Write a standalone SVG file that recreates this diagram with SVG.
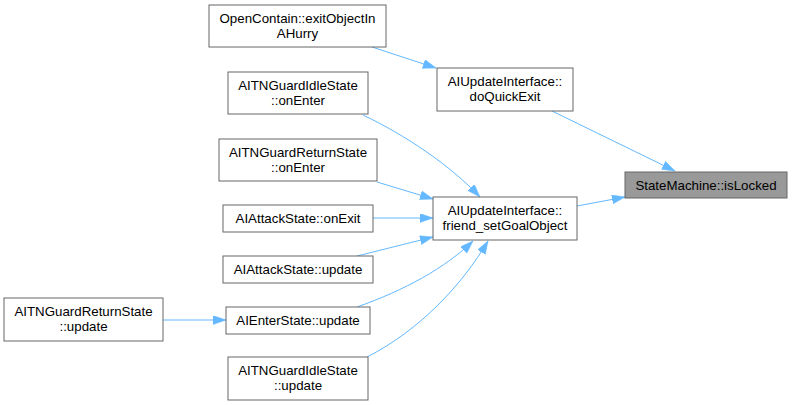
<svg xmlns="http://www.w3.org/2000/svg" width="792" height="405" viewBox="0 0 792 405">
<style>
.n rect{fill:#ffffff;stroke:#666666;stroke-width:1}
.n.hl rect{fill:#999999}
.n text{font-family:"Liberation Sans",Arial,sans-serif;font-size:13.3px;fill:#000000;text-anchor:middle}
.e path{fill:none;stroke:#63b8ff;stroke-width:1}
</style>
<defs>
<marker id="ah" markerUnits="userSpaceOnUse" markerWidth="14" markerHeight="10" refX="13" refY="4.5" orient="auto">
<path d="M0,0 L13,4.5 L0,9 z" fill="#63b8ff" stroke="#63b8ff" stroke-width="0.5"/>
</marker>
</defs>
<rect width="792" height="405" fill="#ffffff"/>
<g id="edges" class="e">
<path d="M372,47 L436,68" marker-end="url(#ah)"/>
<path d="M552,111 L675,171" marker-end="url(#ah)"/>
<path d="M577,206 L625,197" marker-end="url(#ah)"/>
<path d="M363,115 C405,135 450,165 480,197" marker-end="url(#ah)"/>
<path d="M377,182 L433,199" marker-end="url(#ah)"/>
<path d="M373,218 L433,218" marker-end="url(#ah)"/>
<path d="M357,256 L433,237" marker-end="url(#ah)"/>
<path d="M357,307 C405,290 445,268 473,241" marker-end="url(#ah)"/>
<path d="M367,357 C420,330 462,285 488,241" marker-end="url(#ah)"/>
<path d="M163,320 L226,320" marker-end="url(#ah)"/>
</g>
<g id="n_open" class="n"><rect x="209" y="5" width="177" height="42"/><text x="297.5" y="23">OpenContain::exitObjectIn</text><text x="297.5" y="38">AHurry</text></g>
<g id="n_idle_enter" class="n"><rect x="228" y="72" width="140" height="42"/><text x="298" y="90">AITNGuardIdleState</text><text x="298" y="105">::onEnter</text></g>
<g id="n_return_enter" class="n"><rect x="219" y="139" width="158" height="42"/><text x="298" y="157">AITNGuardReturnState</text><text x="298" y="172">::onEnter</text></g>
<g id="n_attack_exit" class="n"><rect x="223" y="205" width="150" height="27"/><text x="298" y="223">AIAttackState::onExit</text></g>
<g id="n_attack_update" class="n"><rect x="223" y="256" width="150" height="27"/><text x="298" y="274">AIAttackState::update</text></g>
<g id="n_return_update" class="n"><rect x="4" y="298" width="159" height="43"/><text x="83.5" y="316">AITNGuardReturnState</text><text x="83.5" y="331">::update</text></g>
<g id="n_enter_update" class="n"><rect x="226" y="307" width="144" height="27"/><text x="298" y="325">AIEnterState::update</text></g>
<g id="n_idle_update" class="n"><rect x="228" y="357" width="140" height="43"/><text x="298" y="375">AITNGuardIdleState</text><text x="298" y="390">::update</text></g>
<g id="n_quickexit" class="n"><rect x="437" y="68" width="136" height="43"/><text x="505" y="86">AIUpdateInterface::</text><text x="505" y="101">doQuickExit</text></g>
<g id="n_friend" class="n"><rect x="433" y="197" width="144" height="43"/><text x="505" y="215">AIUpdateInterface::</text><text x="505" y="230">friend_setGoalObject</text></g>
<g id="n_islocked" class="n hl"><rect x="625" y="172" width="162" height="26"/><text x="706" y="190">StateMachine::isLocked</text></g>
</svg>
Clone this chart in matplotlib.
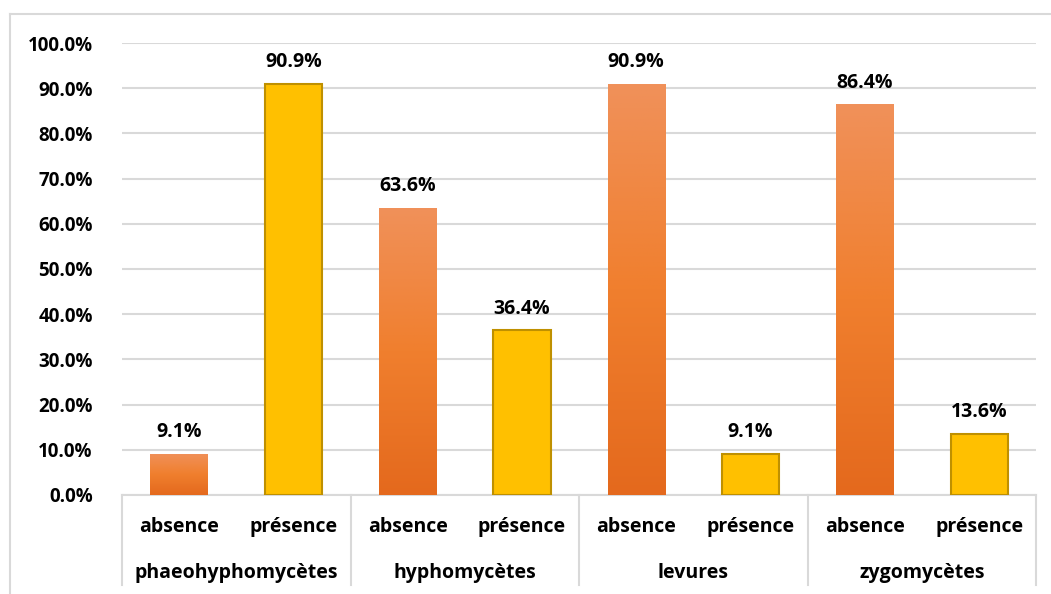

[What you are asked to do]
In the records above, locate each line with the word "this". Copy all such lines.

[Expected answer]
Write a standalone SVG file that recreates this diagram with SVG.
Clone this chart in matplotlib.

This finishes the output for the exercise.